Through an examination of uncertainty management, perspective integration, and context representation, we explore both the potential and limitations of current approaches to context-aware conversational AI.
We begin with a theoretical foundation grounded in Grice's Cooperative Principle, establishing how pragmatic maxims influence current AI implementations.
The first research direction explores how conversational AI models handle uncertainty, examining both the expression and consistency of uncertainty across different contexts.
Through multilingual experiments and analysis of explanation triggers, we find significant misalignments between models' internal confidence levels and their expressed certainty, particularly in non-English languages where models maintain high confidence despite degraded performance.
The second direction investigates how systems incorporate individual perspectives, examining the integration of subjective information, user-specific adaptation mechanisms, and cultural considerations.
Research into task-oriented dialogue systems reveals challenges in balancing factual and subjective knowledge, while analysis of multilingual datasets shows that current approaches often preserve Anglo-centric biases rather than representing diverse cultural viewpoints.

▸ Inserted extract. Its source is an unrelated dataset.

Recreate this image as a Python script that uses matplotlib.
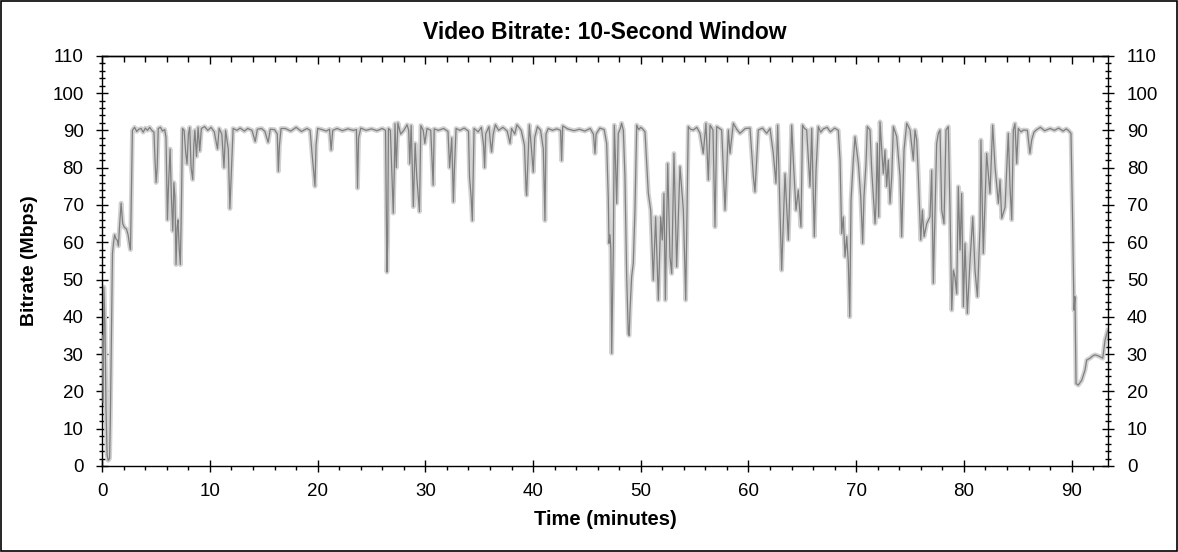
import matplotlib
matplotlib.use("Agg")
import matplotlib.pyplot as plt
from matplotlib.ticker import MultipleLocator

plt.rcParams['font.family'] = ['Liberation Sans', 'DejaVu Sans']

title = "Video Bitrate: 10-Second Window"
x_label = "Time (minutes)"
y_label = "Bitrate (Mbps)"

# time (minutes) and bitrate (Mbps)
time_min = [
    0.0, 0.08, 0.15, 0.25, 0.35, 0.45, 0.55, 0.68, 0.75, 0.85, 0.95, 1.05, 1.15, 1.25, 1.4, 1.5,
    1.6, 1.75, 1.9, 2.05, 2.25, 2.4, 2.55, 2.62, 2.72, 2.8, 3.0, 3.2, 3.4, 3.6, 3.8, 4.0,
    4.2, 4.4, 4.6, 4.8, 4.9, 5.0, 5.1, 5.2, 5.4, 5.6, 5.8, 5.92, 6.05, 6.15, 6.3, 6.42,
    6.55, 6.65, 6.75, 6.85, 6.95, 7.03, 7.15, 7.25, 7.35, 7.45, 7.6, 7.75, 7.87, 8.0,
    8.12, 8.25, 8.4, 8.5, 8.6, 8.75, 8.9, 9.05, 9.2, 9.5, 9.8, 10.1, 10.4, 10.7, 10.85, 11.1,
    11.3, 11.45, 11.7, 11.85, 12.0, 12.15, 12.5, 12.8, 13.2, 13.5, 13.9, 14.2, 14.4, 14.8, 15.1, 15.4,
    15.6, 16.0, 16.25, 16.35, 16.45, 16.6,
    17.0, 17.5, 18.0, 18.5, 19.0, 19.3, 19.45, 19.6, 19.75, 19.85, 20.0, 20.4, 20.8, 21.1, 21.25, 21.4,
    21.8, 22.3, 22.8, 23.3, 23.6, 23.7, 23.8, 24.0, 24.5, 25.0, 25.5, 26.0, 26.3, 26.38, 26.43, 26.5,
    26.57, 26.75, 26.88, 27.02, 27.12, 27.18, 27.3, 27.45, 27.7, 28.0, 28.3, 28.45, 28.55, 28.68, 28.88, 29.05,
    29.2, 29.45, 29.58, 29.8, 29.95, 30.15, 30.5, 30.72, 30.82, 31.2, 31.7, 32.1, 32.25,
    32.45, 32.6, 32.7, 32.85, 33.2, 33.6, 34.0, 34.1, 34.25, 34.36, 34.45, 34.52, 34.9, 35.2, 35.4, 35.5,
    35.6, 35.9, 36.05, 36.15, 36.3, 36.5, 36.8, 37.2, 37.6, 37.86, 38.0, 38.3, 38.5, 38.9, 39.2, 39.35,
    39.4, 39.5, 39.65, 39.85, 40.02, 40.15, 40.4, 40.7, 40.95, 41.1, 41.2, 41.4, 41.8, 42.2, 42.55, 42.65,
    42.75, 43.2, 43.8, 44.3, 44.8, 45.3, 45.6, 45.75, 45.85, 46.2, 46.6, 46.83,
    46.98, 47.05, 47.14, 47.22, 47.3, 47.45, 47.54, 47.65, 47.76, 47.91, 48.1, 48.22, 48.38, 48.53, 48.69, 48.84,
    48.92, 49.0, 49.15, 49.3, 49.46, 49.62, 49.8, 50.0, 50.2, 50.39, 50.7, 50.92, 51.16, 51.38, 51.63, 51.85,
    52.0, 52.15, 52.28, 52.5, 52.71, 52.87, 53.08, 53.33, 53.64, 53.95, 54.17, 54.41, 54.6, 54.88, 55.2, 55.5,
    55.8, 56.05, 56.27, 56.43, 56.7, 56.89, 57.05, 57.3, 57.51, 57.82, 58.13, 58.28, 58.59, 58.9, 59.21, 59.7,
    60.14, 60.45, 60.6, 60.91, 61.3, 61.69, 62.0, 62.3, 62.55, 62.71, 62.92, 63.08, 63.39, 63.7, 64.01,
    64.16, 64.41, 64.62, 64.87, 65.02, 65.2, 65.4, 65.71, 65.87, 66.11, 66.27, 66.48, 66.7, 66.95, 67.3, 67.6,
    68.0, 68.34, 68.5, 68.65, 68.8, 68.96, 69.12, 69.27, 69.4, 69.52, 69.73, 69.89, 70.05, 70.2, 70.42, 70.6,
    70.72, 70.91, 71.03, 71.28, 71.44, 71.59, 71.75, 71.84, 71.96, 72.09, 72.21, 72.37, 72.52, 72.67, 72.83, 72.98,
    73.14, 73.3, 73.45, 73.76, 74.07, 74.22, 74.44, 74.69, 75.0, 75.3, 75.46, 75.62, 75.77, 75.99, 76.14, 76.3,
    76.55, 76.85, 77.01, 77.16, 77.32, 77.47, 77.63, 77.78, 77.94, 78.15, 78.34, 78.55, 78.71, 78.87, 79.02, 79.17,
    79.33, 79.48, 79.64, 79.79, 79.95, 80.1, 80.32, 80.57, 80.82, 81.03, 81.25, 81.5, 81.58, 81.8, 82.11, 82.42,
    82.67, 82.89, 83.2, 83.35, 83.51, 83.82, 84.12, 84.28, 84.44, 84.59, 84.74, 84.9, 85.05, 85.3, 85.52, 85.89,
    86.13, 86.29, 86.5, 86.76, 87.1, 87.5, 88.0, 88.4, 88.8, 89.2, 89.5, 89.69, 89.94, 90.1, 90.22, 90.31,
    90.41, 90.62, 90.94, 91.24, 91.4, 91.71, 91.95, 92.17, 92.4, 92.64, 92.89, 93.1, 93.35,
]
bitrate_mbps = [
    35, 17, 48, 38, 15, 3, 1.5, 2, 12, 35, 57, 60, 62, 61, 60.5, 59,
    64, 70.5, 65, 64, 63.5, 62, 59, 58, 75, 90, 90.8, 89.7, 90.3, 90.5, 89.5, 90.6,
    90, 90.8, 90, 89.5, 82, 76, 80, 90.5, 90.8, 89.8, 90.2, 88, 66, 75, 85, 72,
    63, 76, 72, 54, 64, 66, 58, 54, 70, 90.5, 90, 84, 81, 89,
    90.8, 80, 76.8, 86, 90, 83, 90.8, 84.5, 90.5, 91, 90, 90.8, 89.6, 85, 90.5, 89,
    80, 90, 85, 69, 80, 90.5, 90, 90.6, 89.8, 90.5, 90, 87, 90.3, 90.5, 89.7, 86.8,
    90.3, 90.2, 89, 79, 86, 90.5,
    90.5, 89.8, 90.8, 89.7, 90.5, 90, 84.7, 80, 75, 86, 90.5, 90.2, 89.8, 90.3, 84.7, 90,
    90.5, 89.9, 90.4, 90, 90.2, 74.5, 88, 90.6, 90, 90.4, 89.9, 90.5, 90, 68, 52, 60,
    90.5, 90, 79, 67.8, 80, 91.8, 80, 92, 89, 90, 91.5, 90, 81, 91.3, 69.5, 86.5,
    77.5, 68.2, 91.3, 90, 86.5, 90.5, 90, 75.3, 90.4, 90, 90.5, 89.7, 80,
    88, 70.8, 80, 90.5, 90, 90.6, 89.8, 77.5, 72, 65.8, 80, 90.5, 89.6, 90.8, 86, 80,
    89, 91, 86.5, 84.2, 89, 91.5, 90, 90.8, 89.8, 86.5, 90.5, 89, 91.5, 90, 86, 74,
    72.6, 80, 91.5, 85, 78.8, 88, 91, 90, 85, 65.8, 89, 90.5, 90, 90.4, 90, 81.9,
    91.2, 90.4, 89.9, 90.3, 89.8, 90.5, 89, 83.8, 89, 90.6, 90.2, 86.5,
    72, 59.7, 62, 58, 30.2, 58, 91.4, 82, 70.4, 89.2, 90.5, 91.9, 90, 77.6, 50.7, 35.5,
    35, 41.8, 50.7, 54.3, 68.6, 91.4, 90.2, 90.8, 90.3, 89.6, 73.1, 68.6, 49.8, 66.8, 44.5, 66.8,
    60.6, 73.1, 44.5, 81.1, 56.1, 51.6, 83.8, 53.4, 80.3, 68.6, 44.5, 91.0, 90.3, 90.1, 90.8, 89.2,
    83.8, 91.9, 76.7, 91.4, 90.1, 64.1, 91.0, 90.5, 90.1, 68.6, 90.1, 83.8, 91.9, 90.3, 89.2, 90.5,
    90.6, 77.6, 73.5, 90.1, 90.6, 89.2, 90.5, 83.8, 75.8, 91.4, 68.6, 52.5, 78.4, 60.6, 91.4,
    82.0, 68.6, 74.0, 64.1, 91.4, 90.5, 90.1, 74.9, 90.5, 61.5, 79.3, 91.0, 89.5, 90.4, 90.8, 89.6,
    90.6, 90.0, 82.0, 62.3, 66.8, 56.1, 61.5, 54.3, 40.0, 71.3, 82.0, 88.3, 84.7, 81.1, 72.2, 59.7,
    72.2, 81.1, 91.0, 90.1, 79.3, 72.2, 65.0, 70.4, 86.5, 66.8, 92.3, 84.7, 78.4, 84.7, 74.9, 82.0,
    70.4, 77.6, 91.0, 88.3, 77.6, 61.5, 84.7, 91.9, 90.1, 82.0, 90.1, 87.4, 77.6, 60.6, 68.6, 61.5,
    65.0, 66.8, 79.3, 49.0, 68.6, 86.5, 89.2, 90.1, 68.6, 65.0, 90.1, 91.0, 68.6, 41.8, 52.5, 50.7,
    46.2, 74.9, 57.9, 73.1, 42.7, 59.7, 40.9, 55.2, 66.8, 52.5, 45.4, 64.1, 87.4, 57.0, 83.8, 73.1,
    91.4, 80.2, 70.4, 76.7, 66.4, 69.4, 89.2, 74.9, 66.0, 90.1, 91.8, 81.1, 90.5, 89.6, 90.1, 90.0,
    83.8, 87.4, 89.5, 90.2, 90.8, 89.9, 90.5, 90.0, 90.6, 89.8, 90.4, 90.0, 89.2, 64.1, 41.8, 45.4,
    22.1, 21.7, 23.0, 25.7, 28.4, 28.9, 29.5, 29.8, 29.6, 29.3, 28.9, 33.7, 36.4,
]

x_ticks = [0, 10, 20, 30, 40, 50, 60, 70, 80, 90]
y_ticks = [0, 10, 20, 30, 40, 50, 60, 70, 80, 90, 100, 110]

fig = plt.figure(figsize=(11.78, 5.52), dpi=100)
ax = fig.add_axes([0.0868, 0.1558, 0.8538, 0.7432])

ax.plot(time_min, bitrate_mbps, color='#d2d2d2', lw=3.4, solid_joinstyle='round', zorder=2)
ax.plot(time_min, bitrate_mbps, color='#7f7f7f', lw=0.9, zorder=3)

ax.set_xlim(0, 93.38)
ax.set_ylim(0, 110)
ax.set_xticks(x_ticks)
ax.set_yticks(y_ticks)
ax.xaxis.set_minor_locator(MultipleLocator(2))
ax.yaxis.set_minor_locator(MultipleLocator(2))

ax.tick_params(axis='y', which='major', direction='inout', length=8, width=1,
               left=True, right=True, labelleft=True, labelright=True,
               labelsize=13.5, pad=9.5)
ax.tick_params(axis='y', which='minor', direction='inout', length=4.3, width=1,
               left=True, right=True)
ax.tick_params(axis='x', which='major', direction='inout', length=9, width=1,
               labelsize=13.5, pad=8)
ax.tick_params(axis='x', which='minor', direction='out', length=3, width=1)

top = ax.secondary_xaxis('top')
top.set_xticks(x_ticks)
top.xaxis.set_minor_locator(MultipleLocator(2))
top.tick_params(axis='x', which='major', direction='in', length=6, width=1, labeltop=False)
top.tick_params(axis='x', which='minor', direction='in', length=4, width=1)
top.spines['top'].set_linewidth(1)

for s in ax.spines.values():
    s.set_linewidth(1)
    s.set_color('black')

ax.set_title(title, fontsize=16.5, fontweight='bold', pad=12)
ax.set_xlabel(x_label, fontsize=14.5, fontweight='bold', labelpad=7)
ax.set_ylabel(y_label, fontsize=14, fontweight='bold', labelpad=10)

fig.patches.append(plt.Rectangle((0.0005, 0.001), 0.999, 0.998, transform=fig.transFigure,
                                 fill=False, lw=1.2, ec='black'))

fig.savefig('out.png', dpi=100)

The final direction examines how conversational AI can be grounded in world and personal contexts through structured representation mechanisms.
We explore Graph-based approaches for maintaining dialogue memory and context across interactions, demonstrating promise for both transparency and long-term coherence in conversational systems.
The findings show that while conversational AI has made substantial progress, current approaches often fail to capture the nuanced ways humans use context to shape communication, from expressing appropriate uncertainty to adapting responses based on cultural backgrounds.
We conclude that context should be treated not as an optional enhancement but as a fundamental component of conversational AI design, requiring research that bridges theoretical understanding of human communication with practical implementation in AI systems.